I don't think anyone would or could have made a game like this on their own. This was part of Speed-IF 2, which had a bunch of blurbs you had to write a story around. Whether authors got to draft them like fantasy football, I don't know. But I imagine the ones at the bottom were, in fact, very tough to work around indeed. And once we know that there were these constraints, the whole bit becomes a lot funnier. It goes from "maybe the author was trying too hard" to "wow, I wouldn't have tried that hard to get things working as well as they did."

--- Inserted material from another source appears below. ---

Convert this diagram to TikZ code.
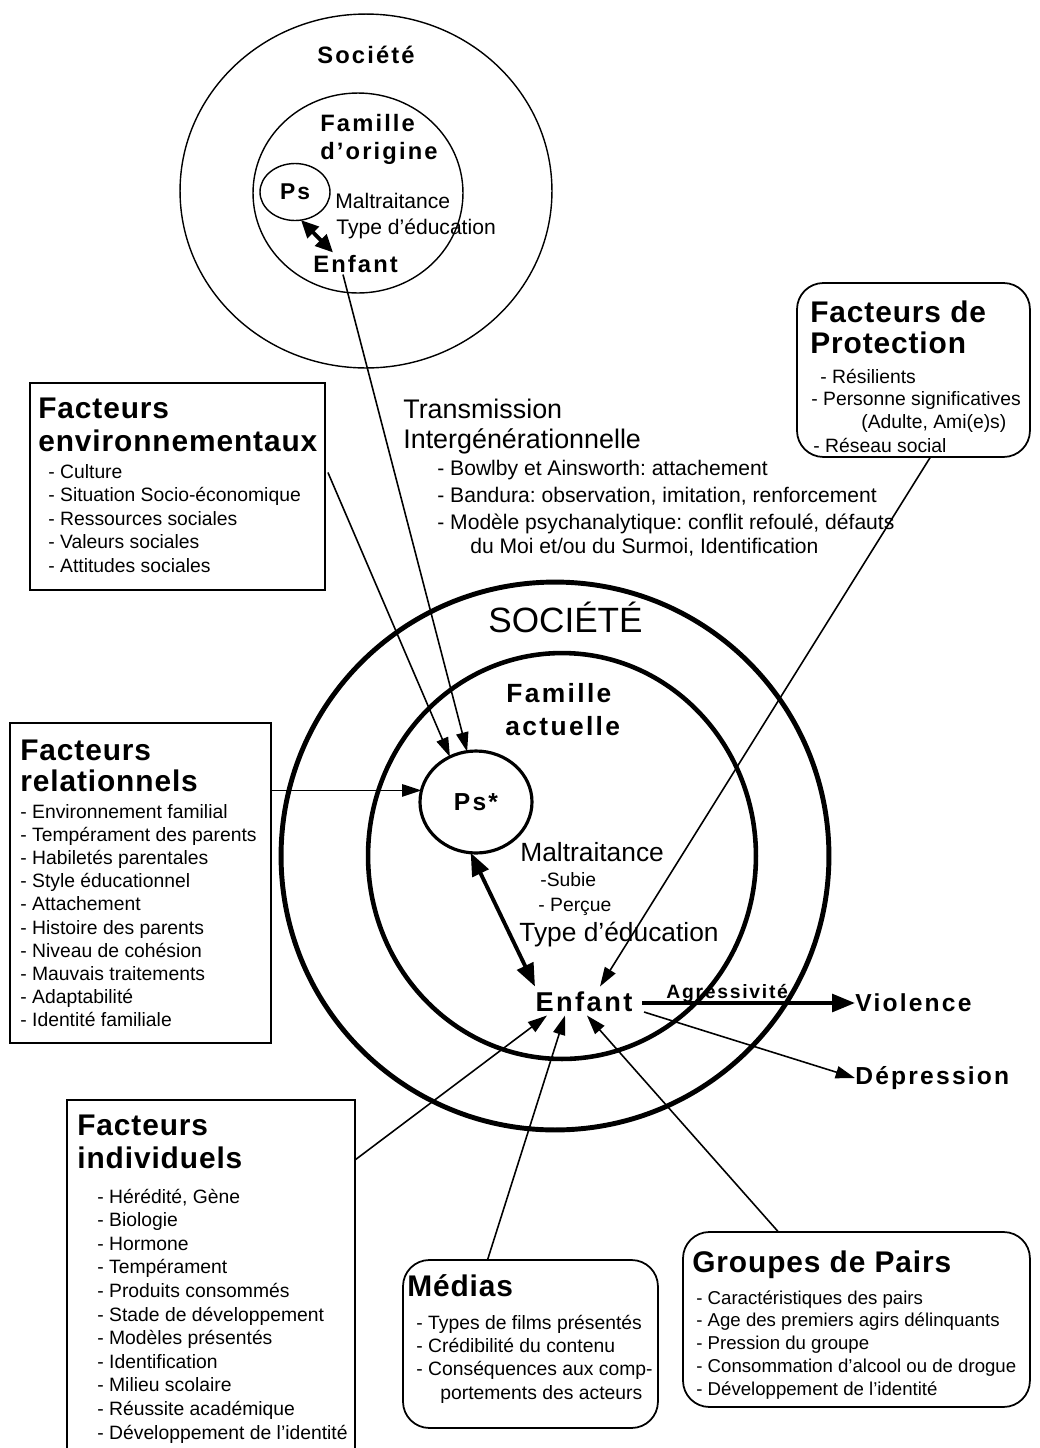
\documentclass[tikz,border=0pt]{standalone}
\usepackage{fontspec}
\setmainfont{Liberation Sans}
\newfontfamily\hd[LetterSpace=3]{Liberation Sans}
\newfontfamily\hdw[LetterSpace=9]{Liberation Sans}
\usetikzlibrary{arrows.meta,shapes.geometric,calc}
\frenchspacing

\tikzset{
  item/.style={anchor=base west, inner sep=0pt, font=\fontsize{11pt}{13pt}\selectfont},
  smallitem/.style={anchor=base west, inner sep=0pt, font=\fontsize{10.6pt}{12pt}\selectfont},
  transitem/.style={anchor=base west, inner sep=0pt, font=\fontsize{12pt}{14pt}\selectfont},
  ttl/.style={anchor=base west, inner sep=0pt, font=\hd\bfseries\fontsize{17pt}{19pt}\selectfont},
  lbl/.style={anchor=base west, inner sep=0pt, font=\hdw\bfseries\fontsize{13.5pt}{15pt}\selectfont},
  mid/.style={anchor=base west, inner sep=0pt, font=\fontsize{15pt}{17pt}\selectfont},
  plainbox/.style={draw, line width=1pt, anchor=north west, inner sep=0pt, outer sep=0pt},
  roundbox/.style={plainbox, rounded corners=15pt},
  thinring/.style={draw, ellipse, line width=0.8pt, inner sep=0pt, outer sep=0pt},
  thickring/.style={draw, ellipse, line width=2.8pt, inner sep=0pt, outer sep=0pt},
  arr/.style={-{Triangle[length=11pt,width=7pt]}, line width=0.9pt},
  heavyarr/.style={-{Triangle[length=13pt,width=10pt]}, line width=2.2pt},
  heavydbl/.style={{Triangle[length=13pt,width=10pt]}-{Triangle[length=13pt,width=10pt]}, line width=2.2pt},
  smalldbl/.style={{Triangle[length=10pt,width=9pt]}-{Triangle[length=10pt,width=9pt]}, line width=2.2pt},
}

\begin{document}
\begin{tikzpicture}[x=0.02cm, y=-0.02cm]
\clip (0,0) rectangle (1040,1448);
\fill[white] (0,0) rectangle (1040,1448);

% ---------- family of origin ----------
\node[thinring, minimum width=7.44cm, minimum height=7.08cm] (soc1) at (366,191) {};
\node[thinring, minimum width=4.2cm, minimum height=4.0cm] (fam1) at (358,193) {};
\node[thinring, minimum width=1.4cm, minimum height=1.14cm,
      font=\hdw\bfseries\fontsize{13pt}{15pt}\selectfont] (ps1) at (295,192) {Ps};
\node[lbl, anchor=base] (tsoc1) at (366,63) {Société};
\node[lbl] (tfam1a) at (320,131) {Famille};
\node[lbl] (tfam1b) at (320,159) {d’origine};
\node[item, font=\fontsize{12pt}{14pt}\selectfont] (tmal1) at (335,208) {Maltraitance};
\node[item, font=\fontsize{12pt}{14pt}\selectfont] (tedu1) at (336,234) {Type d’éducation};
\node[lbl] (enf1) at (313,272) {Enfant};
\draw[smalldbl] (ps1.-78) -- ($(enf1.north west)+(20,-2)$);

% ---------- intergenerational transmission ----------
\node[anchor=base west, inner sep=0pt, font=\fontsize{15.3pt}{17pt}\selectfont] (tr1) at (403,418) {Transmission};
\node[anchor=base west, inner sep=0pt, font=\fontsize{15.3pt}{17pt}\selectfont] (tr2) at (403,448) {Intergénérationnelle};
\node[transitem] (tr3) at (437,475) {- Bowlby et Ainsworth: attachement};
\node[transitem] (tr4) at (437,502) {- Bandura: observation, imitation, renforcement};
\node[transitem] (tr5) at (437,529) {- Modèle psychanalytique: conflit refoulé, défauts};
\node[transitem] (tr6) at (470,553) {du Moi et/ou du Surmoi, Identification};

% ---------- current family ----------
\node[thickring, minimum width=10.96cm, minimum height=10.96cm] (soc2) at (555,856) {};
\node[thickring, minimum width=7.76cm, minimum height=8.12cm, line width=2.6pt] (fam2) at (562,856) {};
\node[draw, ellipse, line width=1.8pt, inner sep=0pt, outer sep=0pt,
      minimum width=2.24cm, minimum height=2.04cm,
      font=\hdw\bfseries\fontsize{14pt}{16pt}\selectfont] (ps2) at (476,802) {Ps*};
\node[anchor=base west, inner sep=0pt, font=\fontsize{20pt}{22pt}\selectfont] (tsoc2) at (488,632) {SOCIÉTÉ};
\node[lbl, font=\hdw\bfseries\fontsize{15pt}{17pt}\selectfont] (tfam2a) at (506,702) {Famille};
\node[lbl, font=\hdw\bfseries\fontsize{15pt}{17pt}\selectfont] (tfam2b) at (505,735) {actuelle};
\node[mid] (tmal2) at (520,861) {Maltraitance};
\node[item] (tsub) at (540,886) {-Subie};
\node[item] (tper) at (538,911) {- Perçue};
\node[mid] (tedu2) at (519,941) {Type d’éducation};
\node[inner sep=2pt, outer sep=0pt, font=\hdw\bfseries\fontsize{15.5pt}{17pt}\selectfont] (enf2) at (584,1002) {Enfant};

\node[anchor=west, inner sep=0pt, font=\hdw\bfseries\fontsize{14pt}{16pt}\selectfont] (viol) at (855,1003) {Violence};
\node[anchor=west, inner sep=0pt, font=\hdw\bfseries\fontsize{14pt}{16pt}\selectfont] (dep) at (855,1078) {Dépression};

\draw[heavydbl] (ps2.-96) -- ($(enf2.north west)+(3,-2)$);
\draw[heavyarr] ($(enf2.east)+(6,1)$) -- (viol.west)
  node[pos=0.4, above=-1pt, inner sep=0pt,
       font=\hdw\bfseries\fontsize{11pt}{12pt}\selectfont] (agr) {Agressivité};
\draw[arr] ($(enf2.east)+(8,10)$) -- (dep.west);

% ---------- factor boxes ----------
\node[plainbox, minimum width=5.9cm, minimum height=4.14cm] (env) at (30,383) {};
\node[ttl] (envt1) at (38,418) {Facteurs};
\node[ttl] (envt2) at (38,451) {environnementaux};
\foreach \t [count=\i] in {- Culture, - Situation Socio-économique, - Ressources sociales,
    - Valeurs sociales, - Attitudes sociales}
  \node[item] (env\i) at (48,{478+(\i-1)*23.5}) {\t};

\node[roundbox, minimum width=4.66cm, minimum height=3.48cm] (prot) at (797,283) {};
\node[ttl] (prott1) at (810,322) {Facteurs de};
\node[ttl] (prott2) at (810,353) {Protection};
\node[item] (prot1) at (820,383) {- Résilients};
\node[item] (prot2) at (811,405) {- Personne significatives};
\node[item] (prot3) at (861,428) {(Adulte, Ami(e)s)};
\node[item] (prot4) at (813,452) {- Réseau social};

\node[plainbox, minimum width=5.22cm, minimum height=6.4cm] (rel) at (10,723) {};
\node[ttl] (relt1) at (20,760) {Facteurs};
\node[ttl] (relt2) at (20,791) {relationnels};
\foreach \t [count=\i] in {- Environnement familial, - Tempérament des parents,
    - Habiletés parentales, - Style éducationnel, - Attachement, - Histoire des parents,
    - Niveau de cohésion, - Mauvais traitements, - Adaptabilité, - Identité familiale}
  \node[item] (rel\i) at (20,{818+(\i-1)*23.2}) {\t};

\node[plainbox, minimum width=5.76cm, minimum height=8cm] (ind) at (67,1100) {};
\node[ttl] (indt1) at (77,1135) {Facteurs};
\node[ttl] (indt2) at (77,1168) {individuels};
\foreach \t [count=\i] in {{- Hérédité, Gène}, - Biologie, - Hormone, - Tempérament,
    - Produits consommés, - Stade de développement, - Modèles présentés,
    - Identification, - Milieu scolaire, - Réussite académique,
    - Développement de l’identité}
  \node[item] (ind\i) at (97,{1203+(\i-1)*23.6}) {\t};

\node[roundbox, minimum width=5.1cm, minimum height=3.36cm] (med) at (403,1260) {};
\node[ttl] (medt) at (407,1296) {Médias};
\node[item] (med1) at (416,1329) {- Types de films présentés};
\node[item] (med2) at (416,1352) {- Crédibilité du contenu};
\node[item] (med3) at (416,1375) {- Conséquences aux comp-};
\node[item] (med4) at (440,1399) {portements des acteurs};

\node[roundbox, minimum width=6.94cm, minimum height=3.5cm] (grp) at (683,1232) {};
\node[ttl] (grpt) at (692,1272) {Groupes de Pairs};
\foreach \t [count=\i] in {- Caractéristiques des pairs, - Age des premiers agirs délinquants,
    - Pression du groupe, - Consommation d’alcool ou de drogue,
    - Développement de l’identité}
  \node[smallitem] (grp\i) at (696,{1304+(\i-1)*22.8}) {\t};

% ---------- influences ----------
\draw[arr] ($(enf1.south west)+(30,2)$) -- (ps2.100);
\draw[arr] ($(env.east)+(3,-14)$) -- (ps2.120);
\draw[arr] (rel.east |- ps2.168) -- (ps2.168);
\draw[arr] ($(prot.south)+(17,0)$) -- ($(enf2.north)+(16,-2)$);
\draw[arr] ($(ind.north east)+(0,60)$) -- ($(enf2.south)+(-37,0)$);
\draw[arr] ($(med.north)+(-43,0)$) -- ($(enf2.south)+(-19,0)$);
\draw[arr] ($(grp.north)+(-78,0)$) -- ($(enf2.south)+(3,0)$);
\end{tikzpicture}
\end{document}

You play as George W. Bush ("I started out disliking the PC, but then I grew more sympathetic as I found out what it's really like to *be* that character." -- this part aged well considering the years 2017-2020) and in a forest maze ("When I started in a maze, I quit. Once I forced myself to try it again, though, I realized that [the author] had really produced a novel solution to that old problem.") near the beltway. The solution is rather interesting. You must interact with a rat named Rat Rat, eat some food in the kitchen, and then face Smelly Pete ("I'm definitely not looking forward to the sequel--one game revolving around the
exploits of "Smelly Pete" is one game too many.") and a bunch of Democrats, delightfully described on the author's own admission as "They're just a gang of shoddily dressed democrats milling around." Indeed.
You can spend a lot of time asking the various NPCs about each other but there is only one action that matters. The denouement is slightly on the tasteless side but I still laughed even though I'd heard that sort of joke before and, besides, the author did a good job of fitting everything into the SpeedIF Jacket constraints, which included a ludicrous conspiracy theory. It's been 20+ years, but I saw what the author did there, and it made me smile.
I suppose it's easy to overdose on this sort of thing, but given that I saw this name, remembered it and saw it again and said "this time I'm playing it," it provided good entertainment value for the time spent.